Elisa parece soberbia cuando cita con familiaridad fanfarrona a Brontë, a Homero y a Flaubert para explicar su familia, su barrio o la ‘Ciudad de las cabezas amarillas’. Con frases y autores célebres y retratos descarnadamente ingenuos de la gente que la rodea, sienta precedente con elegancia, en palabras de a centavo. Frente a frente, al mismo nivel que el lector, le conecta con las memorias de la niñez, en una maraña de recuerdos y sensaciones, de conversaciones y encuentros que todos hemos sostenido “en otras palabras”, muchos de los cuales no habíamos decodificado hasta ese momento de confrontación, en los que se entrecruzan los días de siembra de: “Eres una princesa”, “Aquí los altos son los hombres y las mujeres nos quedamos bajitas”, “El amor no es bueno”, “Todos los hombres son malos”, “Soy gorda” o “Tengo superpoderes”, con los días de descarga y corto que se suceden alrededor de las memorias de la infancia. Lo que se viene conociendo como traumas, que para otros podría ser también el karma.

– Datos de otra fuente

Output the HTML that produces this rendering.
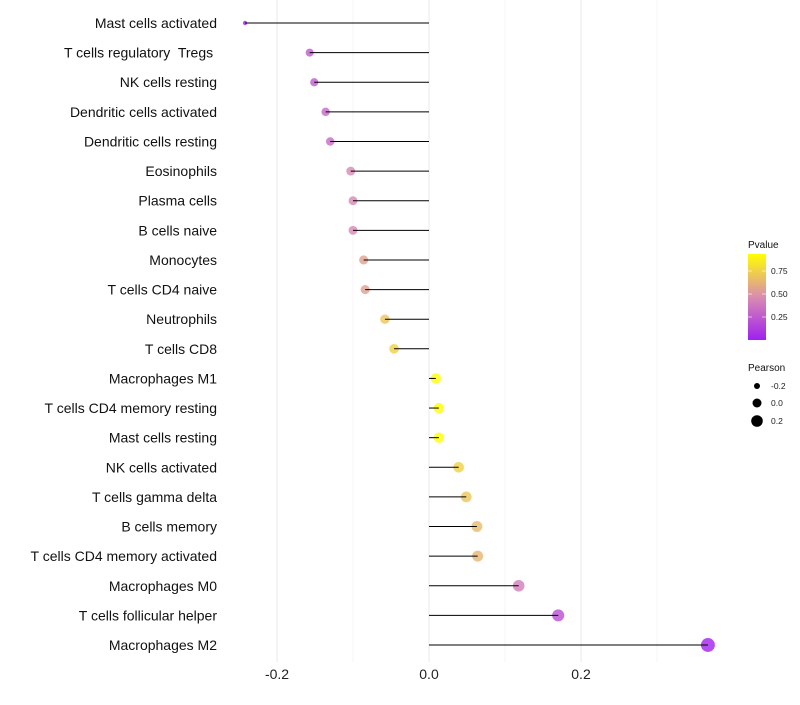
<!DOCTYPE html>
<html><head><meta charset="utf-8"><style>
body{margin:0;background:#fff;font-family:"Liberation Sans",sans-serif}
</style></head><body>
<svg id="c" width="800" height="700" xmlns="http://www.w3.org/2000/svg">
<defs><linearGradient id="pg" x1="0" y1="1" x2="0" y2="0">
<stop offset="0" stop-color="#a020f0"/><stop offset="0.5" stop-color="#d98cb0"/><stop offset="1" stop-color="#ffff00"/>
</linearGradient></defs>
</svg>
<script>
const categories=["Mast cells activated","T cells regulatory  Tregs ","NK cells resting","Dendritic cells activated","Dendritic cells resting","Eosinophils","Plasma cells","B cells naive","Monocytes","T cells CD4 naive","Neutrophils","T cells CD8","Macrophages M1","T cells CD4 memory resting","Mast cells resting","NK cells activated","T cells gamma delta","B cells memory","T cells CD4 memory activated","Macrophages M0","T cells follicular helper","Macrophages M2"];
const pearson=[-0.242,-0.157,-0.151,-0.136,-0.130,-0.103,-0.100,-0.100,-0.086,-0.084,-0.058,-0.046,0.009,0.013,0.013,0.039,0.049,0.063,0.064,0.118,0.170,0.367];
const pvalue=[0.01,0.25,0.25,0.3,0.32,0.45,0.45,0.45,0.55,0.55,0.7,0.75,0.95,0.93,0.93,0.75,0.7,0.65,0.63,0.4,0.2,0.01];
const xTicks=[-0.2,0,0.2];
const xTickLabels=["-0.2","0.0","0.2"];
const xMinor=[-0.1,0.1,0.3];
const svg=document.getElementById('c');
const NS="http://www.w3.org/2000/svg";
const x=v=>429+v*760;
const y=i=>23+i*(622/21);
const r=v=>v<-0.2?2.2:Math.sqrt(Math.max(26+62*v,4));
function lerp(a,b,t){return a.map((c,i)=>Math.round(c+(b[i]-c)*t));}
function col(p){const t=Math.min(p/0.93,1);const s=[[160,32,240],[217,140,176],[255,255,0]];
 const c=t<0.5?lerp(s[0],s[1],t/0.5):lerp(s[1],s[2],(t-0.5)/0.5);return `rgb(${c})`;}
function mk(tag,at,par){const e=document.createElementNS(NS,tag);for(const k in at)e.setAttribute(k,at[k]);(par||svg).appendChild(e);return e;}
xMinor.forEach(v=>{const l=mk('line',{x1:x(v),x2:x(v),y1:0,y2:662,stroke:'#f5f5f5','stroke-width':1});

});
xTicks.forEach((v,i)=>{const l=mk('line',{x1:x(v),x2:x(v),y1:0,y2:662,stroke:'#ececec','stroke-width':1.2});


const t=mk('text',{x:x(v),y:679,'text-anchor':'middle','font-size':14,fill:'#222'});t.textContent=xTickLabels[i];

});
categories.forEach((c,i)=>{
 const t=mk('text',{x:217,y:y(i)+5,'text-anchor':'end','font-size':14,fill:'#111'});t.textContent=c;
 t.setAttributeNS('http://www.w3.org/XML/1998/namespace','xml:space','preserve');
 
 
 const d=mk('circle',{cx:x(pearson[i]),cy:y(i),r:r(pearson[i]),fill:col(pvalue[i]),'fill-opacity':0.8});
 
 
 const l=mk('line',{x1:x(0),x2:x(pearson[i]),y1:y(i),y2:y(i),stroke:'#000','stroke-width':1});
 
 
});
const g=mk('g',{});


mk('text',{x:748,y:248,'font-size':10,fill:'#111'},g).textContent='Pvalue';
mk('rect',{x:748,y:254,width:18,height:86,fill:'url(#pg)'},g);
[[0.75,271],[0.50,294],[0.25,317]].forEach(a=>{
 mk('line',{x1:748,x2:752,y1:a[1],y2:a[1],stroke:'#fff','stroke-opacity':0.6},g);
 mk('line',{x1:762,x2:766,y1:a[1],y2:a[1],stroke:'#fff','stroke-opacity':0.6},g);
 mk('text',{x:771,y:a[1]+3,'font-size':8.5,fill:'#222'},g).textContent=a[0].toFixed(2);});
mk('text',{x:748,y:371,'font-size':10,fill:'#111'},g).textContent='Pearson';
[[-0.2,'-0.2',386,3],[0,'0.0',403,4.5],[0.2,'0.2',421,5.8]].forEach(a=>{
 mk('circle',{cx:757,cy:a[2],r:a[3],fill:'#000'},g);
 mk('text',{x:771,y:a[2]+3,'font-size':8.5,fill:'#222'},g).textContent=a[1];});
</script>
</body></html>
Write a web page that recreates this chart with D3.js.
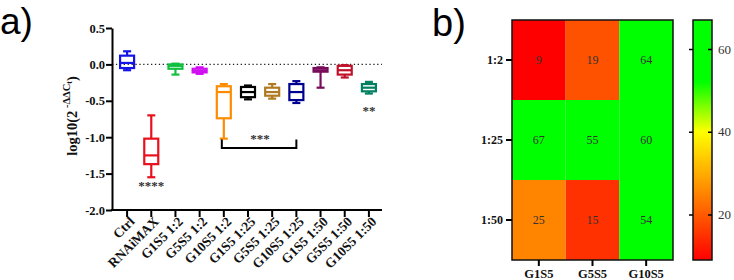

El cine de Antonioni, “Cumbres borrascosas”, “Hamlet”, “Superman”, “La mujer maravilla”, “Bugs Bunny”, “El escarabajo Herbie”, Aristóteles, Freud, “Yo, Claudio” o la prensa sensacionalista y los sonados casos de las “Hermanitas Suárez”, la mujer que asesinó y enterró a su marido bajo el salón o Rosi, la amiga desaparecida, son la jurisprudencia sobre la cual Elisa analiza el mundo. Combinada, eso sí, con la sabiduría y complicidad de la abuela Eneida, los TOC de la madre que peca y reza, o las conclusiones sobre las afecciones psiquiátricas que hace su querido Quijote, su hermano Beto. El legado de Elisa, su religión, se fundamenta en la observación de una científica minuciosa, una hedonista progresista que disfruta los placeres mínimos, lucha por la justicia y celebra a la familia, que a veces parece una hipocondríaca manipuladora y perversa y, otras, es una maestra iniciada que explica el mundo. Pero, sobre todo, se fundamenta en el alma curiosa, creativa y amante de los ocho años, la que guardamos intacta todos, la que Elisa vino a rescatar.